Fresh from the Festivals: November 2001's Film Reviews

Alina Hiu-Fan Chau shows us The Big Bang in E=mc2. © 2002 Alina Hiu-Fan Chau.
E=mc2
The lush musical score for E=mc2 is by veteran composer Mark Lathan, who also conducted the UCLA orchestra. Chau was required to book the orchestra a year in advance and had one hour to record the score in a studio without film or sync sound equipment. She and Lathan had to time the film frame by frame to prepare a click track to guide the recording session.
Alina Hiu-Fan Chau has been drawing since she was four and has won forty-two awards in art and design. E=mc2 is her thesis project in the MFA program at UCLA.
Alina Hiu-Fan Chau's conceptually ambitious film is a revisionist creation myth that gives human form to the cosmological ideas of Albert Einstein and Stephen Hawking. Opening with a funny Lucasfilm sound parody, E=mc2 goes on to tell the story of "Proton" and "Electron," a brother and sister whose falling out leads to the Big Bang and the creation of the universe. The film is beautifully made using traditional character animation rendered in Photoshop and After Effects and features a live orchestral score (inevitably one thinks of Fantasia), but the Disney-ish characters and overly simple storyline aren't up to the cosmic ideas being considered. The denouement, in which the narrator is revealed to be a young Albert Einstein telling this story to his sister, is a nice idea that doesn't quite come off.

Glide with a literary-minded butterfly in Marilyn Zornado's sultry Insect Poetry. © Will Vinton Studios.
Insect Poetry
Insect Poetry was shot on 35mm after-hours at Will Vinton Studios. In addition to Meyers, other local participants included members of the Portland, Oregon theater community, who performed the readings, and Zornado's entomologist husband, Alan Garren, who served as anatomical advisor. The music was composed by Judith Gruber-Stitzer and arranged for mandolin orchestra by David Gossage.
In her fifteen years as a producer for Will Vinton, Marilyn Zornado's commercial work has included the Dominos Pizza Noid and the California Raisins. She has also produced longer-form programs for Sesame Street, the Smithsonian and others, and teaches Book Arts at the Oregon College of Arts and Crafts.
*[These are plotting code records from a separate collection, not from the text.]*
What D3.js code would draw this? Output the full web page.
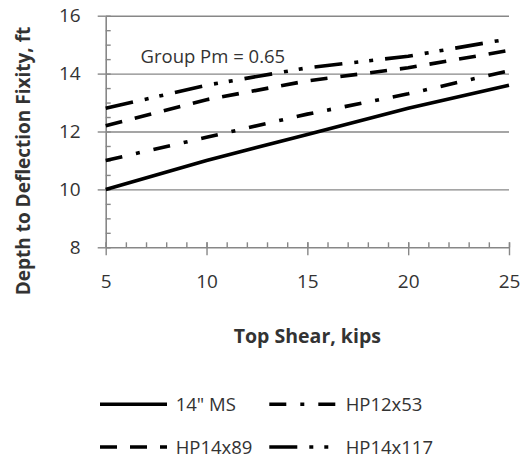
<!DOCTYPE html>
<html>
<head>
<meta charset="utf-8">
<script src="https://cdn.jsdelivr.net/npm/d3@7"></script>
<style>
  html, body { margin: 0; padding: 0; background: #fff; }
  svg { display: block; }
  text { font-family: "Open Sans", "DejaVu Sans", sans-serif; fill: #333; }
</style>
</head>
<body>
<svg id="chart" width="527" height="459"></svg>
<script>
// ---- data ----
const topShear = [5, 10, 15, 20, 25];
const seriesNames = ["14\" MS", "HP12x53", "HP14x89", "HP14x117"];
const ms14     = [10.0, 11.0, 11.9, 12.8, 13.6];
const hp12x53  = [11.0, 11.8, 12.6, 13.3, 14.1];
const hp14x89  = [12.2, 13.1, 13.75, 14.2, 14.8];
const hp14x117 = [12.8, 13.6, 14.2, 14.6, 15.2];
const xTicks = [5, 10, 15, 20, 25];
const yTicks = [8, 10, 12, 14, 16];
const annotation = "Group Pm = 0.65";
const xTitle = "Top Shear, kips";
const yTitle = "Depth to Deflection Fixity, ft";

const seriesValues = [ms14, hp12x53, hp14x89, hp14x117];
const dashes = [null, "17,14,4,14", "17,13", "28,12,4,11,4,12"];

const svg = d3.select("#chart");
const L = 105.7, R = 509, T = 15.7, B = 247.3;
const grey = "#878787";

const x = d3.scaleLinear().domain([5, 25]).range([L, R]);
const y = d3.scaleLinear().domain([8, 16]).range([B, T]);

// gridlines
svg.append("g").attr("transform", `translate(${L},0)`)
  .call(d3.axisLeft(y).tickValues(yTicks.filter(v => v > 8)).tickSize(-(R - L)).tickFormat(""))
  .call(g => g.select(".domain").remove())
  .call(g => g.selectAll("line").attr("stroke", grey).attr("stroke-width", 1.4));

// y minor ticks (inside)
svg.append("g").attr("transform", `translate(${L},0)`)
  .call(d3.axisRight(y).tickValues(d3.range(8, 16.01, 0.5)).tickSize(5).tickFormat(""))
  .call(g => g.select(".domain").remove())
  .call(g => g.selectAll("line").attr("stroke", grey).attr("stroke-width", 1.4));

// y major ticks + labels
svg.append("g").attr("transform", `translate(${L},0)`)
  .call(d3.axisLeft(y).tickValues(yTicks).tickSize(8).tickPadding(17).tickSizeOuter(0))
  .call(g => g.select(".domain").attr("stroke", grey).attr("stroke-width", 1.6))
  .call(g => g.selectAll("line").attr("stroke", grey).attr("stroke-width", 1.4))
  .call(g => g.selectAll("text").attr("font-size", 19).attr("fill", "#333")
    .attr("font-family", "Open Sans"));

// x minor ticks (inside)
svg.append("g").attr("transform", `translate(0,${B})`)
  .call(d3.axisTop(x).tickValues(d3.range(5, 25.01, 1)).tickSize(5).tickFormat(""))
  .call(g => g.select(".domain").remove())
  .call(g => g.selectAll("line").attr("stroke", grey).attr("stroke-width", 1.4));

// x major ticks + labels
svg.append("g").attr("transform", `translate(0,${B})`)
  .call(d3.axisBottom(x).tickValues(xTicks).tickSize(8).tickPadding(19).tickSizeOuter(0))
  .call(g => g.select(".domain").attr("stroke", grey).attr("stroke-width", 1.6))
  .call(g => g.selectAll("line").attr("y1", -5).attr("stroke", grey).attr("stroke-width", 1.4))
  .call(g => g.selectAll("text").attr("font-size", 19).attr("fill", "#333")
    .attr("font-family", "Open Sans"));

// series lines
const line = d3.line().x((d, i) => x(topShear[i])).y(d => y(d));
seriesValues.forEach((vals, i) => {
  svg.append("path").datum(vals)
    .attr("d", line)
    .attr("fill", "none")
    .attr("stroke", "#000")
    .attr("stroke-width", 3.6)
    .attr("stroke-dasharray", dashes[i]);
});

// annotation
svg.append("text").attr("x", 140.5).attr("y", 63.3)
  .attr("font-size", 18.5).text(annotation);

// axis titles
svg.append("text").attr("x", (L + R) / 2).attr("y", 343.3)
  .attr("text-anchor", "middle").attr("font-weight", "bold").attr("font-size", 19.5)
  .text(xTitle);
svg.append("text")
  .attr("transform", `translate(30,161) rotate(-90)`)
  .attr("text-anchor", "middle").attr("font-weight", "bold").attr("font-size", 19)
  .text(yTitle);

// legend
const legendPos = [
  {lx: 100, tx: 175.7, cy: 404.3},
  {lx: 269.3, tx: 345.7, cy: 404.3},
  {lx: 100, tx: 175.7, cy: 447},
  {lx: 269.3, tx: 345.7, cy: 447}
];
const lg = svg.append("g");
seriesNames.forEach((name, i) => {
  const p = legendPos[i];
  lg.append("line").attr("x1", p.lx).attr("x2", p.lx + 67)
    .attr("y1", p.cy).attr("y2", p.cy)
    .attr("stroke", "#000").attr("stroke-width", 3.4)
    .attr("stroke-dasharray", dashes[i]);
  lg.append("text").attr("x", p.tx).attr("y", p.cy + 7)
    .attr("font-size", 18.5).text(name);
});
</script>
</body>
</html>
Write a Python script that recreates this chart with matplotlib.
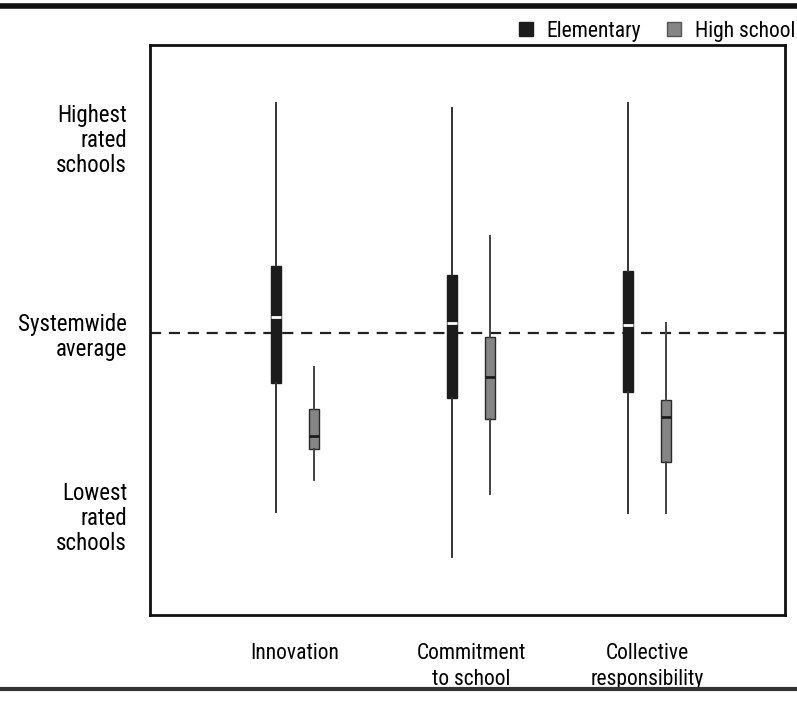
import matplotlib
matplotlib.use("Agg")
import matplotlib.pyplot as plt
from matplotlib import font_manager
from matplotlib.patches import Patch
from matplotlib.lines import Line2D

names = {f.name for f in font_manager.fontManager.ttflist}
fam = next((n for n in ["Roboto Condensed", "Archivo Narrow", "PT Sans Narrow", "Fira Sans Condensed"] if n in names), "DejaVu Sans")
plt.rcParams['font.family'] = [fam, 'DejaVu Sans']

categories = ["Innovation", "Commitment\nto school", "Collective\nresponsibility"]
# values relative to systemwide average (0)
elem_hi = [2.30, 2.25, 2.30]
elem_q3 = [0.67, 0.58, 0.62]
elem_med = [0.16, 0.10, 0.08]
elem_q1 = [-0.50, -0.65, -0.59]
elem_lo = [-1.79, -2.24, -1.80]

hs_hi = [-0.34, 0.97, 0.10]
hs_q3 = [-0.76, -0.04, -0.67]
hs_med = [-1.03, -0.44, -0.84]
hs_q1 = [-1.16, -0.86, -1.29]
hs_lo = [-1.47, -1.61, -1.80]

ytick_pos = [1.96, 0.0, -1.82]
ytick_labels = ["Highest\nrated\nschools", "Systemwide\naverage", "Lowest\nrated\nschools"]

W, H = 797, 701
fig = plt.figure(figsize=(W/100, H/100), dpi=100)
ax = fig.add_axes([150/W, 1-615/H, (785-150)/W, (615-45)/H])

def stats(hi, q3, med, q1, lo):
    return [dict(whishi=h, q3=a, med=m, q1=b, whislo=l, fliers=[]) for h, a, m, b, l in zip(hi, q3, med, q1, lo)]

pos = [1, 2, 3]
off = 0.11
ax.bxp(stats(elem_hi, elem_q3, elem_med, elem_q1, elem_lo), positions=[p - off for p in pos],
       widths=0.057, showcaps=False, patch_artist=True,
       boxprops=dict(facecolor="#1c1c1c", edgecolor="#1c1c1c", linewidth=1),
       medianprops=dict(color="white", linewidth=2),
       whiskerprops=dict(color="#333333", linewidth=1.4))
ax.bxp(stats(hs_hi, hs_q3, hs_med, hs_q1, hs_lo), positions=[p + off for p in pos],
       widths=0.057, showcaps=False, patch_artist=True,
       boxprops=dict(facecolor="#858585", edgecolor="#2a2a2a", linewidth=1),
       medianprops=dict(color="#1c1c1c", linewidth=2),
       whiskerprops=dict(color="#444444", linewidth=1.4))

ax.axhline(0, color="#222222", linewidth=1.6, linestyle=(0, (5, 3.5)), zorder=0)

ax.set_xlim(0.176, 3.784)
ax.set_ylim(-2.82, 2.88)
ax.set_xticks(pos)
ax.set_xticklabels(categories, fontsize=15.5, linespacing=1.27)
ax.set_yticks(ytick_pos)
ax.set_yticklabels(ytick_labels, fontsize=16.5, linespacing=1.12, ha="right")
ax.tick_params(axis="both", length=0)
ax.tick_params(axis="x", pad=20.5)
ax.tick_params(axis="y", pad=16.5)
for s in ax.spines.values():
    s.set_linewidth(2)
    s.set_color("#111111")

handles = [Patch(facecolor="#1c1c1c", edgecolor="#1c1c1c"), Patch(facecolor="#858585", edgecolor="#555555")]
fig.legend(handles, ["Elementary", "High school"], loc="center right",
           bbox_to_anchor=(815/W, 1-31/H), ncol=2, frameon=False, fontsize=15.5,
           handlelength=0.65, handleheight=0.65, handletextpad=0.65, columnspacing=1.2)

fig.add_artist(Line2D([0, 1], [1-6/H, 1-6/H], transform=fig.transFigure, color="#111111", linewidth=4))
fig.add_artist(Line2D([0, 1], [1-689/H, 1-689/H], transform=fig.transFigure, color="#333333", linewidth=3))

fig.savefig("out.png", dpi=100)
Marilyn Zornado, a longtime producer at Will Vinton Studios, brings together several of her enthusiasms -- as well as the talents of friends and family -- in this first directorial effort. Based on the poems of Meme Marie Meyers, Insect Poetry employs stop-motion and 2D animation to create a charming and highly civilized entomological literary gathering, in which several eloquent insects read their poems. In three of the segments, Zornado uses her calligraphic skills to enhance the spoken text, and at times the combination of visual and aural elements gets to be a bit much, hindering rather than enhancing comprehension. The final segment, featuring a particularly sultry butterfly and a lovely sequence of 3D fly-throughs, is the most successful; here, words, music, graphics and motion blend together in a flowing and harmonious whole.